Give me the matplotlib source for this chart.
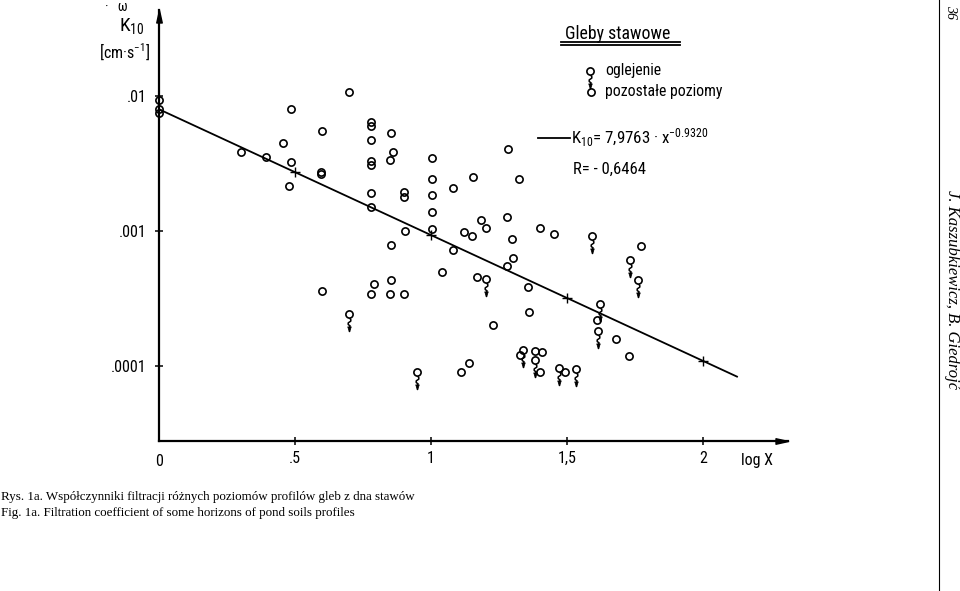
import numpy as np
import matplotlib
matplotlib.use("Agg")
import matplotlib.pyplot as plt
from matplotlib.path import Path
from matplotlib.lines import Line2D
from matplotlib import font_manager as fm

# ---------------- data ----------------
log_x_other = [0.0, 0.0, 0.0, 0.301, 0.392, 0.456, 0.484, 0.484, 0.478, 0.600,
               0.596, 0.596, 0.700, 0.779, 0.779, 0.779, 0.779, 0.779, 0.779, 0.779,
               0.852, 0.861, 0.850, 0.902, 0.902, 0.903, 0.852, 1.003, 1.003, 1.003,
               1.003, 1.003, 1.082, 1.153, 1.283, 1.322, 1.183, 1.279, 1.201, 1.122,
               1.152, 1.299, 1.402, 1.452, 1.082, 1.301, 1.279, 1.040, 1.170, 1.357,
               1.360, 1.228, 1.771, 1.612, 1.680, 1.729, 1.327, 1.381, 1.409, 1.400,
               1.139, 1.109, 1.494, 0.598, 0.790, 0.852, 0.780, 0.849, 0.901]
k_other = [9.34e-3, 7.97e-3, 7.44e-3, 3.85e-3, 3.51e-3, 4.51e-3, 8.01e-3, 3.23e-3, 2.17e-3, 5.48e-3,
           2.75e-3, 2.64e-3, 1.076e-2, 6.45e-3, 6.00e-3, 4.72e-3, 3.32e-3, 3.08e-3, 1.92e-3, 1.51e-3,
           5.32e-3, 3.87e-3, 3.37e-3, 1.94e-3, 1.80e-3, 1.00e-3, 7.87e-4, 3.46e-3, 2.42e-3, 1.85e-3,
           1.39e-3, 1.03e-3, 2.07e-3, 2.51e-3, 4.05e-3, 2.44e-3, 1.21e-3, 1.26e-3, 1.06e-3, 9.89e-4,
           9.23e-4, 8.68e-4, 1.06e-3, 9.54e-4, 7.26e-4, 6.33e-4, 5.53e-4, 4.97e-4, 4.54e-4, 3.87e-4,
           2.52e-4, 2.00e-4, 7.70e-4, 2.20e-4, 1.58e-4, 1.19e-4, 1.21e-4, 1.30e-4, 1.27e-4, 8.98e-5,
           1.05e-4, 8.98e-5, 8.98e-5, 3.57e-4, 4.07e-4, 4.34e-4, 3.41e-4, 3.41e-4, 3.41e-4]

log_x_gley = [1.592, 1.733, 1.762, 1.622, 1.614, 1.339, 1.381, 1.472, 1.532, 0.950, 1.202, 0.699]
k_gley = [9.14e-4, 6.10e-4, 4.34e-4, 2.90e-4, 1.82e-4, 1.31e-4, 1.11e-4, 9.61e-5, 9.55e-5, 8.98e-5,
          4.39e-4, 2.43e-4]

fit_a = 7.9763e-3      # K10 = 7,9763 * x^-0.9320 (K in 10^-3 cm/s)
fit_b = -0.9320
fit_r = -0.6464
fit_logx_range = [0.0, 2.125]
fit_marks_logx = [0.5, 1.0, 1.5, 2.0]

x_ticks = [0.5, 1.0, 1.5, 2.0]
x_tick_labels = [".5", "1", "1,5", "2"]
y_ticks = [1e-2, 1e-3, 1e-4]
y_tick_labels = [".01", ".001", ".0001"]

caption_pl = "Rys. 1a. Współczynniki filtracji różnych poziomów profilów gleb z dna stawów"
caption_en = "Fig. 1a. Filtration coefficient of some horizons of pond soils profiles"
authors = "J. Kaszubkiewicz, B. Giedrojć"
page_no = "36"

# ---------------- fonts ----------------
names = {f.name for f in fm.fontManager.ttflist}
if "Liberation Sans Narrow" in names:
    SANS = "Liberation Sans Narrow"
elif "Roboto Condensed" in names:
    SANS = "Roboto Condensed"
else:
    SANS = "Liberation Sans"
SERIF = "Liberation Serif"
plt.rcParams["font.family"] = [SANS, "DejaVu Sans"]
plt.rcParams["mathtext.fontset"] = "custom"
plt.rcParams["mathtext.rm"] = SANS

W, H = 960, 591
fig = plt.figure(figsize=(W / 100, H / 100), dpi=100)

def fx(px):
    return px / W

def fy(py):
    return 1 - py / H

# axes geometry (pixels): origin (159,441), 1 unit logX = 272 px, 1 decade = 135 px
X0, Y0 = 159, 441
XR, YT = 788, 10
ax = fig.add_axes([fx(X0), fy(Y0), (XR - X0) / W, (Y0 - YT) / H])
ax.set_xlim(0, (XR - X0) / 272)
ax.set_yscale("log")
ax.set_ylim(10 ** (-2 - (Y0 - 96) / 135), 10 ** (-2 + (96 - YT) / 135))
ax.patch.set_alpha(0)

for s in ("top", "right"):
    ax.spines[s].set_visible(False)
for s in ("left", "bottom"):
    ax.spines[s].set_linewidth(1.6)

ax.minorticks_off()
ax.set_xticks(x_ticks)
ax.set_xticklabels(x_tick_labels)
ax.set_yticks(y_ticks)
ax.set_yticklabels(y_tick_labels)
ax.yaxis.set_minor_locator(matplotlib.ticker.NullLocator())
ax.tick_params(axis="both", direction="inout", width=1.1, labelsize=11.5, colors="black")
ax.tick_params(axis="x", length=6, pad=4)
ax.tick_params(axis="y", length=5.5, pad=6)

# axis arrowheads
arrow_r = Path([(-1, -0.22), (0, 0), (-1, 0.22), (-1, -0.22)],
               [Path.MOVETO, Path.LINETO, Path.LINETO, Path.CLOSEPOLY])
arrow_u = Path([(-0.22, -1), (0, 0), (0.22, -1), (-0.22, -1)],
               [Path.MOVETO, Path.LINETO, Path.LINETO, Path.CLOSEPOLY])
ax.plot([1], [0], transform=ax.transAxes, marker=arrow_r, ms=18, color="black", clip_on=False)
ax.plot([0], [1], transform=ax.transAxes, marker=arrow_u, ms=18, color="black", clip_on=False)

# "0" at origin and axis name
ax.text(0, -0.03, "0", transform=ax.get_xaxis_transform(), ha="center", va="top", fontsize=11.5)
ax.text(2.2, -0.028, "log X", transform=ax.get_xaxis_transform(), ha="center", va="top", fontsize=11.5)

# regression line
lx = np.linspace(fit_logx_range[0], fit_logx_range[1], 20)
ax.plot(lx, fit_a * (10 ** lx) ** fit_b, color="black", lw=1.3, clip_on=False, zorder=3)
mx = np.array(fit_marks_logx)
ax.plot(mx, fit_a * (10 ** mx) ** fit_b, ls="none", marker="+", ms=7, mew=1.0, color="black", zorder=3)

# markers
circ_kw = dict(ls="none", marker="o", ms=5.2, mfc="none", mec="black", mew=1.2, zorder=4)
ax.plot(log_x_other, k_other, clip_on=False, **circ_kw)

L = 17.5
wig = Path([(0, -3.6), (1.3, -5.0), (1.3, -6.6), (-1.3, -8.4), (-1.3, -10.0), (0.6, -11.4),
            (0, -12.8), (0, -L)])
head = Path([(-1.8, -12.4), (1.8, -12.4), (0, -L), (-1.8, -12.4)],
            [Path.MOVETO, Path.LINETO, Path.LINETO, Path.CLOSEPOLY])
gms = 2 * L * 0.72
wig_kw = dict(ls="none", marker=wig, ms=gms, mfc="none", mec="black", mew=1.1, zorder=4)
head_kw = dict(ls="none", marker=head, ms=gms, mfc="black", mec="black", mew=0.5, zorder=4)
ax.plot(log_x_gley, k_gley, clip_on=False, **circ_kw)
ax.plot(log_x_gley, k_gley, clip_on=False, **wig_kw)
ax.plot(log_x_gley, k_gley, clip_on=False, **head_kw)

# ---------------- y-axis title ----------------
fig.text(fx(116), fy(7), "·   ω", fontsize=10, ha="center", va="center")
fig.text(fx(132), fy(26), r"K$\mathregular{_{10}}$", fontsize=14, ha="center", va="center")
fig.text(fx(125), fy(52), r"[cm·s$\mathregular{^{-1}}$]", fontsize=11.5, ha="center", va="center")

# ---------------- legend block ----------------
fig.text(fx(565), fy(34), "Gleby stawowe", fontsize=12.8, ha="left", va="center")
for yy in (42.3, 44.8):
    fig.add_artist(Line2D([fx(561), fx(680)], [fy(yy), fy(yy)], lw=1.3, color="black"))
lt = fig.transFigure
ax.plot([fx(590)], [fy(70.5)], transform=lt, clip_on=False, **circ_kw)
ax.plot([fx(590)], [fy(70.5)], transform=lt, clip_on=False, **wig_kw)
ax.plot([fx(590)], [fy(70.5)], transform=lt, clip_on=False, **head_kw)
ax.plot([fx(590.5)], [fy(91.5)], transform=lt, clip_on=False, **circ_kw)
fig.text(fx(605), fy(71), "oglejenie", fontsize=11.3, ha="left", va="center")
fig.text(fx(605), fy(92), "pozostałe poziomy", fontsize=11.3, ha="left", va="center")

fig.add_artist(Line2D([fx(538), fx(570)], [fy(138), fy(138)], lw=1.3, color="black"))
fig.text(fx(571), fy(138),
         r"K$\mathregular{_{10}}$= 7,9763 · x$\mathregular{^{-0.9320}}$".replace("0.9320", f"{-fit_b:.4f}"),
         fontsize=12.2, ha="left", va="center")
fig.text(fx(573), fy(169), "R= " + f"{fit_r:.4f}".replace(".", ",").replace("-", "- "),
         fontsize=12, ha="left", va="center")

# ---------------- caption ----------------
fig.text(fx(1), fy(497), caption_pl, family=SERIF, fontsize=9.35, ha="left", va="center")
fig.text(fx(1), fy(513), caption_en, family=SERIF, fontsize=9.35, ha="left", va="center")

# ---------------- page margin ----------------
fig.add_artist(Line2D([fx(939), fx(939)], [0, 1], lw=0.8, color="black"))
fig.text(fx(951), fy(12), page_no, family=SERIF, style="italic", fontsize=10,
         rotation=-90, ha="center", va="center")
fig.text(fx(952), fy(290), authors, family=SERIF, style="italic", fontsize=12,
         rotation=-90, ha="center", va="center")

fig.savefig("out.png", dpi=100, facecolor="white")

════════════════

> _Stated goal_: Quote, please, every line of the material above from its start through the line that has "from matplotlib import font_manager as fm", reproducing the words exactly and dropping any images.

> _Result for this task_:
Give me the matplotlib source for this chart.
import numpy as np
import matplotlib
matplotlib.use("Agg")
import matplotlib.pyplot as plt
from matplotlib.path import Path
from matplotlib.lines import Line2D
from matplotlib import font_manager as fm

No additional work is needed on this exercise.